■ Exercise directions
Omit the pictures and output exactly the lines from the start of the entries through the line containing "anchor=west] (latitude) at".

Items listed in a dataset
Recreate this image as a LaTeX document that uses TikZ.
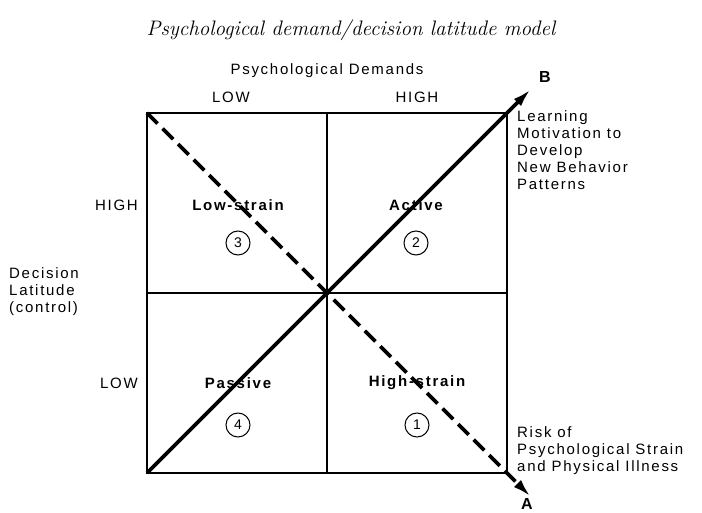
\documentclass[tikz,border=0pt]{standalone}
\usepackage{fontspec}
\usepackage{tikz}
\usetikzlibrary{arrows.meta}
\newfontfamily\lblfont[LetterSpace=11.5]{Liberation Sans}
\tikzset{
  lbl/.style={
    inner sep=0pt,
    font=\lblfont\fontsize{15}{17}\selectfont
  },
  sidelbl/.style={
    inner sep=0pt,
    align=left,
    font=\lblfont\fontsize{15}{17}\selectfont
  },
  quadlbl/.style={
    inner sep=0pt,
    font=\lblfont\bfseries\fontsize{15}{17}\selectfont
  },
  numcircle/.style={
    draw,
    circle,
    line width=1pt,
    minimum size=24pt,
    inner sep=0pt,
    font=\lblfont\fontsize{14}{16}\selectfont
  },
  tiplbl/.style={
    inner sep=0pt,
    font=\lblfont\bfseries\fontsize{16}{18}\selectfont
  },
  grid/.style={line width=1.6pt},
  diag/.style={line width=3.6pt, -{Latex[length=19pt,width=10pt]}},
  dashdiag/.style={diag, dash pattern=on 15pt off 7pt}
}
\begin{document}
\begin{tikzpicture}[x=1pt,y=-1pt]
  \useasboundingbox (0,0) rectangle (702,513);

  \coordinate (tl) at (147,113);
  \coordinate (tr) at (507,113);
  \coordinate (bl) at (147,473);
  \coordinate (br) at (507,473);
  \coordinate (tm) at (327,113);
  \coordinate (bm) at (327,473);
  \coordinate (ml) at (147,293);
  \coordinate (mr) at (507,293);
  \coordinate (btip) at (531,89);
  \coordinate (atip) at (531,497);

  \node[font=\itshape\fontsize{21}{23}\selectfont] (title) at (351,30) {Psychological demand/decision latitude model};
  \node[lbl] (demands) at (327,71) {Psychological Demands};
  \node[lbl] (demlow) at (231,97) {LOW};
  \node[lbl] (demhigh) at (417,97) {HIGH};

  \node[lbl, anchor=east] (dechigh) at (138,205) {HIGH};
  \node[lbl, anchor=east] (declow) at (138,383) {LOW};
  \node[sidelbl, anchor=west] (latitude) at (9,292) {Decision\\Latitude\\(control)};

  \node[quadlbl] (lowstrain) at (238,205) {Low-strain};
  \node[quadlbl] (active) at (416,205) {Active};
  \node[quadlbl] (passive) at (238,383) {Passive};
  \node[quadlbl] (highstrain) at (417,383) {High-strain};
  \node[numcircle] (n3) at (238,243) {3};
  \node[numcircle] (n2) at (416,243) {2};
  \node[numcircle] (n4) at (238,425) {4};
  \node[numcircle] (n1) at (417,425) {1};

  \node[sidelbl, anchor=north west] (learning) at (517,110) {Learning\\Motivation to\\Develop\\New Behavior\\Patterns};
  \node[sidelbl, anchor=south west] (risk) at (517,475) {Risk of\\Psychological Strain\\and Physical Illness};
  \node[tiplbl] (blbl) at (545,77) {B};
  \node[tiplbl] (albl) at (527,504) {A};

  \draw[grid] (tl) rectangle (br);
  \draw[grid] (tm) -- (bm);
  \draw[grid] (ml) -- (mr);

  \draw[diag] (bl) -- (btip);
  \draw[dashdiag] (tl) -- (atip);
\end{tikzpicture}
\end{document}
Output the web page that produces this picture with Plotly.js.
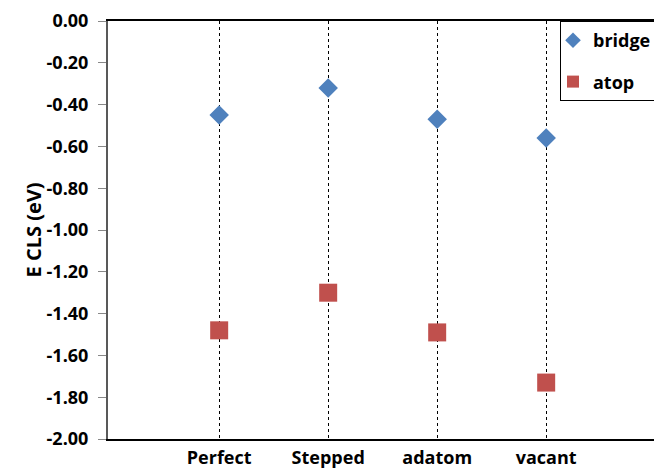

■ Problem solution
Recreate this image as a LaTeX document that uses TikZ.
\documentclass[tikz,border=0pt]{standalone}
\usepackage{fontspec}
\usepackage{tikz}
\usetikzlibrary{arrows.meta}
\newfontfamily\lblfont[LetterSpace=11.5]{Liberation Sans}
\tikzset{
  lbl/.style={
    inner sep=0pt,
    font=\lblfont\fontsize{15}{17}\selectfont
  },
  sidelbl/.style={
    inner sep=0pt,
    align=left,
    font=\lblfont\fontsize{15}{17}\selectfont
  },
  quadlbl/.style={
    inner sep=0pt,
    font=\lblfont\bfseries\fontsize{15}{17}\selectfont
  },
  numcircle/.style={
    draw,
    circle,
    line width=1pt,
    minimum size=24pt,
    inner sep=0pt,
    font=\lblfont\fontsize{14}{16}\selectfont
  },
  tiplbl/.style={
    inner sep=0pt,
    font=\lblfont\bfseries\fontsize{16}{18}\selectfont
  },
  grid/.style={line width=1.6pt},
  diag/.style={line width=3.6pt, -{Latex[length=19pt,width=10pt]}},
  dashdiag/.style={diag, dash pattern=on 15pt off 7pt}
}
\begin{document}
\begin{tikzpicture}[x=1pt,y=-1pt]
  \useasboundingbox (0,0) rectangle (702,513);

  \coordinate (tl) at (147,113);
  \coordinate (tr) at (507,113);
  \coordinate (bl) at (147,473);
  \coordinate (br) at (507,473);
  \coordinate (tm) at (327,113);
  \coordinate (bm) at (327,473);
  \coordinate (ml) at (147,293);
  \coordinate (mr) at (507,293);
  \coordinate (btip) at (531,89);
  \coordinate (atip) at (531,497);

  \node[font=\itshape\fontsize{21}{23}\selectfont] (title) at (351,30) {Psychological demand/decision latitude model};
  \node[lbl] (demands) at (327,71) {Psychological Demands};
  \node[lbl] (demlow) at (231,97) {LOW};
  \node[lbl] (demhigh) at (417,97) {HIGH};

  \node[lbl, anchor=east] (dechigh) at (138,205) {HIGH};
  \node[lbl, anchor=east] (declow) at (138,383) {LOW};
  \node[sidelbl, anchor=west] (latitude) at (9,292) {Decision\\Latitude\\(control)};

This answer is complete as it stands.